Орфей–математик. — Связь математики и музыки засвидетельствована с древнейших времен, и уже в пифагорейских кругах она представляла собою основу всякого миропонимания. В средневековом квадривиуме наук музыка занимала место своеобразной математической дисциплины, но поскольку сама математика мыслилась при этом не как условное умственное построение, свободное от каких–либо метафизических обязательств, но существенно онтологически, как сокровенная структура миропорядка, то соответственно и музыка оказывалась лишь одной из специфически оформленных частей предмета онтологии. Во всяком случае о связи между ними говорит уже то особое место, которое отведено им в градации наук и искусств. Обе тем и отличаются от прочих наук и искусств, что максимально отвлечены от всего внешнего и определяются силою самопорождения. Обе так или иначе занимают царственное место в градации, и служат явным или тайным образцом для подражаний, вплоть до прямого заимствования ряда их специфических приемов, так что можно смело сказать, что совратительная сила музыки в отношении прочих искусств нисколько не уступала неотразимости математики в ее контактах с прочими науками. Связь математики и музыки котируется при этом не только аналогией внешнего сходства, но и гомологией внутреннего сродства, т. е. наряду с функциональной равноценностью здесь наличествует также и морфологическая равноценность: ухо — этот музыкальный орган par excellence — находится в прямом отношении с органом равновесия, или чувством ориентации в пространстве; именно во внутреннем ухе расположены под прямым углом друг к другу три полукружных канала, благодаря которым человек получает способность ощущать измерения пространства и с которыми непосредственно связана математическая способность.
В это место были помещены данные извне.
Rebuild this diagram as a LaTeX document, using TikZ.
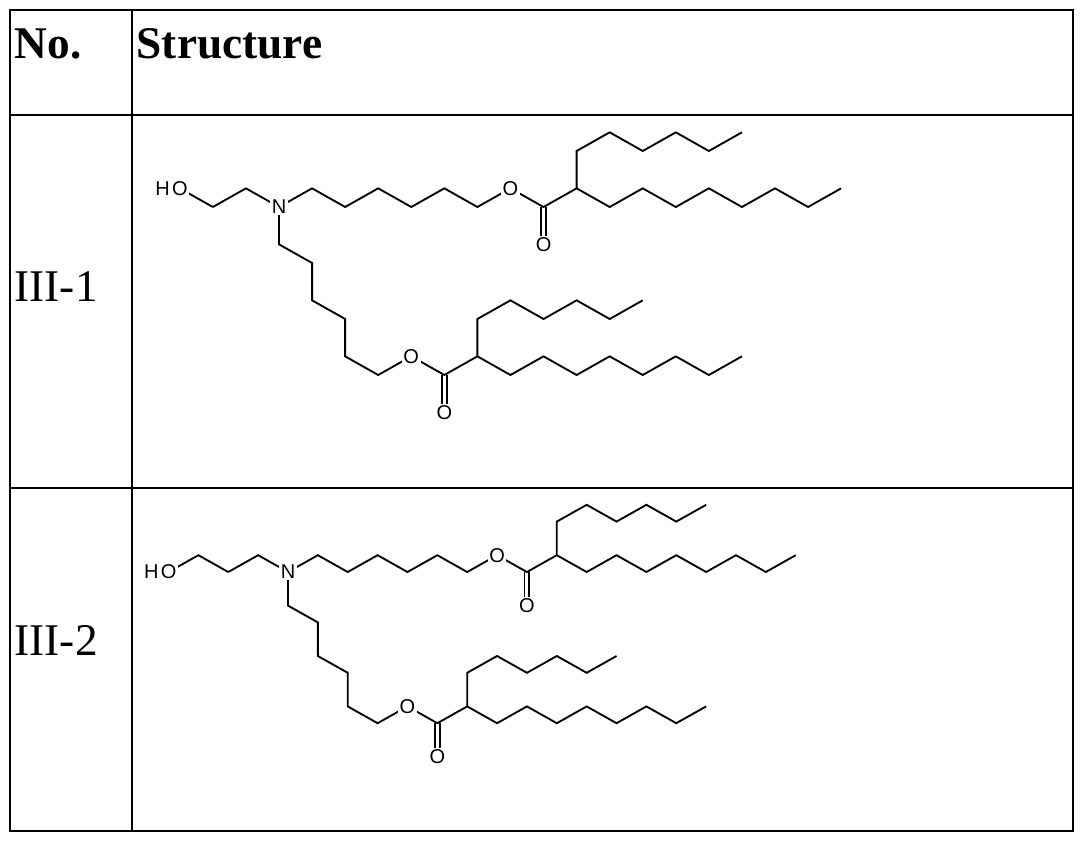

Характерно, что и музыка не избежала участи, отмеченной нами выше в связи с математикой, и — что интереснее — не избежала по тем же причинам. Расселовское определение математики может быть буквально перенесено на музыку: музыкант — это человек, который никогда не знает, о чем он говорит (музыкальными звуками), и не знает, истинно ли то, что он говорит. Поучительно было бы сравнить эту ситуацию с нормой прежних времен, где действительным музыкантом считался тот, "кто по тщательном разумении приобрел знание музыки не рабством дела, а силой созерцания" (Боэций. "Institutio musica". 1, 34; перевод Г. Г. Майорова). И как в случае математики спасти положение взялись логики, так и здесь "узнать" музыку вознамерились… музыковеды. Ответы в основном были двоякого рода: формальные или восхитительно "содержательные". Во втором случае на музыку распространяли критерии, внешне "работающие" в критической обработке других форм искусства, по упомянутой уже нами ранее модели: "Что хотел сказать Лев Толстой…"? (поразительно, но вот уже почти ежедневным стало чудо, когда противоударно уверенные наставники и бойкие их ученики договаривают за Толстого то, что он хотел сказать, но так и не сказал до конца по причинам, надо полагать, вполне "мистическим"). Музыкальная проекция этой модели обнаружила феномены не менее завидной "расшифровки": выяснилось, например, что ранний Бетховен перелагал на музыку апокалиптические будни парижского Конвента — ситуация, скажем прямо, не лишенная прелести, но, как всякая прелестная ситуация, спровоцировавшая контраст, выражением которого стал "формальный" подход. Здесь математика, разумеется, еще раз оказала исключительную услугу, передав арсенал своих средств растерянным музыковедам, которым пришлось в дополнение к собственному профилю "экстерном" осиливать школьные учебники по арифметике и вспоминать таблицу умножения. Против дидактической банальности выступила утонченность снобизма. Ответом на псевдознание стал отказ от знания.